_Directions for this task_
Go through the material and write it all out exactly, minus the pictures.

* BEGIN *

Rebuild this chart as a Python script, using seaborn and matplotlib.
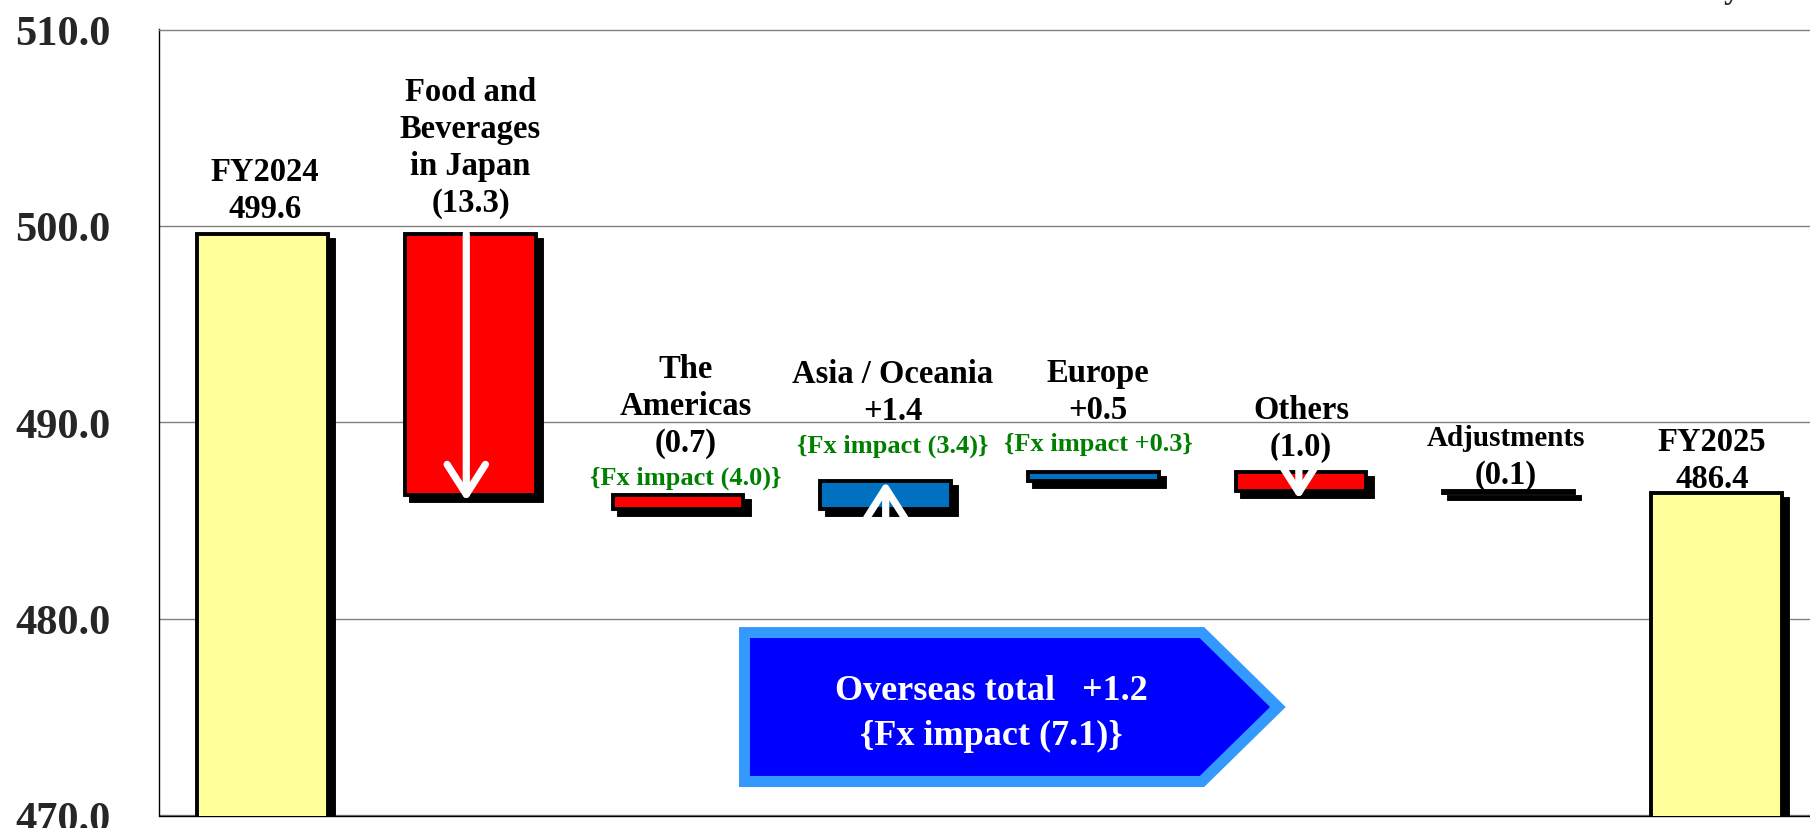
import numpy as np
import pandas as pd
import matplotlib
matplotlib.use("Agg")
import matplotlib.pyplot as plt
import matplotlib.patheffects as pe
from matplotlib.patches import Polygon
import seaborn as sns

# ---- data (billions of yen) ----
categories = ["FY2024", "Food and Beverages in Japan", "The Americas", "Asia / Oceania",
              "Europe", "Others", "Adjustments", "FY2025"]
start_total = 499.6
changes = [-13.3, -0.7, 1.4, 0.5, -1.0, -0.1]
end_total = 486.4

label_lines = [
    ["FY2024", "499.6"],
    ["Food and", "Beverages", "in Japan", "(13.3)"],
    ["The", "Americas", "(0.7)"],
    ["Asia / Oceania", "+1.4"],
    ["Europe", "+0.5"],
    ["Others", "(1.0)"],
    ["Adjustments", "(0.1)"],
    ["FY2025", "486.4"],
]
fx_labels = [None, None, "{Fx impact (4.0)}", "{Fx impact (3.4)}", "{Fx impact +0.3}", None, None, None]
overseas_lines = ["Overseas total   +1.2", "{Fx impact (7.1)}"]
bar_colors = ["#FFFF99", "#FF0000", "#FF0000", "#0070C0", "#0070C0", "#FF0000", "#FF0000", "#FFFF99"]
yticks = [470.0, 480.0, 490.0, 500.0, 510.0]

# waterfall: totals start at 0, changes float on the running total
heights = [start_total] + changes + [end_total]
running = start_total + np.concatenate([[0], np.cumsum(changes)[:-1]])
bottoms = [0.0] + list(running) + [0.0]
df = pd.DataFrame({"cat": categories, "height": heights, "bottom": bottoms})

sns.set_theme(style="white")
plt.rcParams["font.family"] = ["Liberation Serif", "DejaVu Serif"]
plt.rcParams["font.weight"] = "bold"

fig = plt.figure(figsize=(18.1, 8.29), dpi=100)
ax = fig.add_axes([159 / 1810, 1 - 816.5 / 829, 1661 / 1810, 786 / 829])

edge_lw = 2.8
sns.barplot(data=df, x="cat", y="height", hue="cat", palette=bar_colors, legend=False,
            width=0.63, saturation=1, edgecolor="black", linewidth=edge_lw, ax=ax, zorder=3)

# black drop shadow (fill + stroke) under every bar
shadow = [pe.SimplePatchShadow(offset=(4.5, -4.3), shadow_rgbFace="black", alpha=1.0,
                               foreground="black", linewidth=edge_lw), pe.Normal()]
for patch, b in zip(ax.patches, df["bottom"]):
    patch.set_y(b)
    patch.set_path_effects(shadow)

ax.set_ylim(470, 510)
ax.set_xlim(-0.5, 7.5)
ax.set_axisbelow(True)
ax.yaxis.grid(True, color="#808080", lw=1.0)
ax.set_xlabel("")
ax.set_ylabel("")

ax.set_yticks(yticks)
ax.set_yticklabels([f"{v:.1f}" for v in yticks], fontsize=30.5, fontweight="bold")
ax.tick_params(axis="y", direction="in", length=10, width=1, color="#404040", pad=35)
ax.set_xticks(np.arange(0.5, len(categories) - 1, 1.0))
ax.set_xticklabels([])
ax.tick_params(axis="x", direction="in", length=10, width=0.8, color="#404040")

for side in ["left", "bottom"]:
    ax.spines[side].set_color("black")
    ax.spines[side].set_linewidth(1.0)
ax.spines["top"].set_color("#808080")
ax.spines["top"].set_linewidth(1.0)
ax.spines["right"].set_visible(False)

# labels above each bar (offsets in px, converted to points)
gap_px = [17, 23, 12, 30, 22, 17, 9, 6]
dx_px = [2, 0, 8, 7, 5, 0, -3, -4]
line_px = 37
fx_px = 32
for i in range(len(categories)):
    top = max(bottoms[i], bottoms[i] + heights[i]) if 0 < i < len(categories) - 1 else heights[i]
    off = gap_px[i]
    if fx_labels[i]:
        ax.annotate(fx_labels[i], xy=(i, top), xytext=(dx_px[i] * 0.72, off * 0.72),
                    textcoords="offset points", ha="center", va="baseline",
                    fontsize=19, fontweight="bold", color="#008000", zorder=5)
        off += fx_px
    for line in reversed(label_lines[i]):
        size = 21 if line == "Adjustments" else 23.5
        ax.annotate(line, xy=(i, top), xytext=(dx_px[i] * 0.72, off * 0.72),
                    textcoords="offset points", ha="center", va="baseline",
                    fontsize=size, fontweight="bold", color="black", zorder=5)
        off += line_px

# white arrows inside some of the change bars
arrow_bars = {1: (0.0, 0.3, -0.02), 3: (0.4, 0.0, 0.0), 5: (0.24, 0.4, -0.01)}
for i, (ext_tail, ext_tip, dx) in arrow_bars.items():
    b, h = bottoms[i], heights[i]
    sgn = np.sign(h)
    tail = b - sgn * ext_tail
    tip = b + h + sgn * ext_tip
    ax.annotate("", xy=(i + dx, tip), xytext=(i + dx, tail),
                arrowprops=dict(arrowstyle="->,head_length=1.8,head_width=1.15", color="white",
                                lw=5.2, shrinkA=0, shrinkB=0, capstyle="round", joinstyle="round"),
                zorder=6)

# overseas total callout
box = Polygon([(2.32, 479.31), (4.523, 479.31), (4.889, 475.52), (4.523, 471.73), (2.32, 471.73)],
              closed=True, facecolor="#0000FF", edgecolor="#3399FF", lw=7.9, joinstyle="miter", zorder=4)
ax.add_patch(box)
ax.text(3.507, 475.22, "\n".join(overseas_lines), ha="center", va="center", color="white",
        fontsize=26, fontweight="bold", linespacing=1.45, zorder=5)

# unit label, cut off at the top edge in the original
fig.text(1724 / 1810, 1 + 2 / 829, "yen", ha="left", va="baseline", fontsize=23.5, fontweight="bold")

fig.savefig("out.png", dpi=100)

* END *

_Exercise result_
Rebuild this chart as a Python script, using seaborn and matplotlib.
import numpy as np
import pandas as pd
import matplotlib
matplotlib.use("Agg")
import matplotlib.pyplot as plt
import matplotlib.patheffects as pe
from matplotlib.patches import Polygon
import seaborn as sns

# ---- data (billions of yen) ----
categories = ["FY2024", "Food and Beverages in Japan", "The Americas", "Asia / Oceania",
              "Europe", "Others", "Adjustments", "FY2025"]
start_total = 499.6
changes = [-13.3, -0.7, 1.4, 0.5, -1.0, -0.1]
end_total = 486.4

label_lines = [
    ["FY2024", "499.6"],
    ["Food and", "Beverages", "in Japan", "(13.3)"],
    ["The", "Americas", "(0.7)"],
    ["Asia / Oceania", "+1.4"],
    ["Europe", "+0.5"],
    ["Others", "(1.0)"],
    ["Adjustments", "(0.1)"],
    ["FY2025", "486.4"],
]
fx_labels = [None, None, "{Fx impact (4.0)}", "{Fx impact (3.4)}", "{Fx impact +0.3}", None, None, None]
overseas_lines = ["Overseas total   +1.2", "{Fx impact (7.1)}"]
bar_colors = ["#FFFF99", "#FF0000", "#FF0000", "#0070C0", "#0070C0", "#FF0000", "#FF0000", "#FFFF99"]
yticks = [470.0, 480.0, 490.0, 500.0, 510.0]

# waterfall: totals start at 0, changes float on the running total
heights = [start_total] + changes + [end_total]
running = start_total + np.concatenate([[0], np.cumsum(changes)[:-1]])
bottoms = [0.0] + list(running) + [0.0]
df = pd.DataFrame({"cat": categories, "height": heights, "bottom": bottoms})

sns.set_theme(style="white")
plt.rcParams["font.family"] = ["Liberation Serif", "DejaVu Serif"]
plt.rcParams["font.weight"] = "bold"

fig = plt.figure(figsize=(18.1, 8.29), dpi=100)
ax = fig.add_axes([159 / 1810, 1 - 816.5 / 829, 1661 / 1810, 786 / 829])

edge_lw = 2.8
sns.barplot(data=df, x="cat", y="height", hue="cat", palette=bar_colors, legend=False,
            width=0.63, saturation=1, edgecolor="black", linewidth=edge_lw, ax=ax, zorder=3)

# black drop shadow (fill + stroke) under every bar
shadow = [pe.SimplePatchShadow(offset=(4.5, -4.3), shadow_rgbFace="black", alpha=1.0,
                               foreground="black", linewidth=edge_lw), pe.Normal()]
for patch, b in zip(ax.patches, df["bottom"]):
    patch.set_y(b)
    patch.set_path_effects(shadow)

ax.set_ylim(470, 510)
ax.set_xlim(-0.5, 7.5)
ax.set_axisbelow(True)
ax.yaxis.grid(True, color="#808080", lw=1.0)
ax.set_xlabel("")
ax.set_ylabel("")

ax.set_yticks(yticks)
ax.set_yticklabels([f"{v:.1f}" for v in yticks], fontsize=30.5, fontweight="bold")
ax.tick_params(axis="y", direction="in", length=10, width=1, color="#404040", pad=35)
ax.set_xticks(np.arange(0.5, len(categories) - 1, 1.0))
ax.set_xticklabels([])
ax.tick_params(axis="x", direction="in", length=10, width=0.8, color="#404040")

for side in ["left", "bottom"]:
    ax.spines[side].set_color("black")
    ax.spines[side].set_linewidth(1.0)
ax.spines["top"].set_color("#808080")
ax.spines["top"].set_linewidth(1.0)
ax.spines["right"].set_visible(False)

# labels above each bar (offsets in px, converted to points)
gap_px = [17, 23, 12, 30, 22, 17, 9, 6]
dx_px = [2, 0, 8, 7, 5, 0, -3, -4]
line_px = 37
fx_px = 32
for i in range(len(categories)):
    top = max(bottoms[i], bottoms[i] + heights[i]) if 0 < i < len(categories) - 1 else heights[i]
    off = gap_px[i]
    if fx_labels[i]:
        ax.annotate(fx_labels[i], xy=(i, top), xytext=(dx_px[i] * 0.72, off * 0.72),
                    textcoords="offset points", ha="center", va="baseline",
                    fontsize=19, fontweight="bold", color="#008000", zorder=5)
        off += fx_px
    for line in reversed(label_lines[i]):
        size = 21 if line == "Adjustments" else 23.5
        ax.annotate(line, xy=(i, top), xytext=(dx_px[i] * 0.72, off * 0.72),
                    textcoords="offset points", ha="center", va="baseline",
                    fontsize=size, fontweight="bold", color="black", zorder=5)
        off += line_px

# white arrows inside some of the change bars
arrow_bars = {1: (0.0, 0.3, -0.02), 3: (0.4, 0.0, 0.0), 5: (0.24, 0.4, -0.01)}
for i, (ext_tail, ext_tip, dx) in arrow_bars.items():
    b, h = bottoms[i], heights[i]
    sgn = np.sign(h)
    tail = b - sgn * ext_tail
    tip = b + h + sgn * ext_tip
    ax.annotate("", xy=(i + dx, tip), xytext=(i + dx, tail),
                arrowprops=dict(arrowstyle="->,head_length=1.8,head_width=1.15", color="white",
                                lw=5.2, shrinkA=0, shrinkB=0, capstyle="round", joinstyle="round"),
                zorder=6)

# overseas total callout
box = Polygon([(2.32, 479.31), (4.523, 479.31), (4.889, 475.52), (4.523, 471.73), (2.32, 471.73)],
              closed=True, facecolor="#0000FF", edgecolor="#3399FF", lw=7.9, joinstyle="miter", zorder=4)
ax.add_patch(box)
ax.text(3.507, 475.22, "\n".join(overseas_lines), ha="center", va="center", color="white",
        fontsize=26, fontweight="bold", linespacing=1.45, zorder=5)

# unit label, cut off at the top edge in the original
fig.text(1724 / 1810, 1 + 2 / 829, "yen", ha="left", va="baseline", fontsize=23.5, fontweight="bold")

fig.savefig("out.png", dpi=100)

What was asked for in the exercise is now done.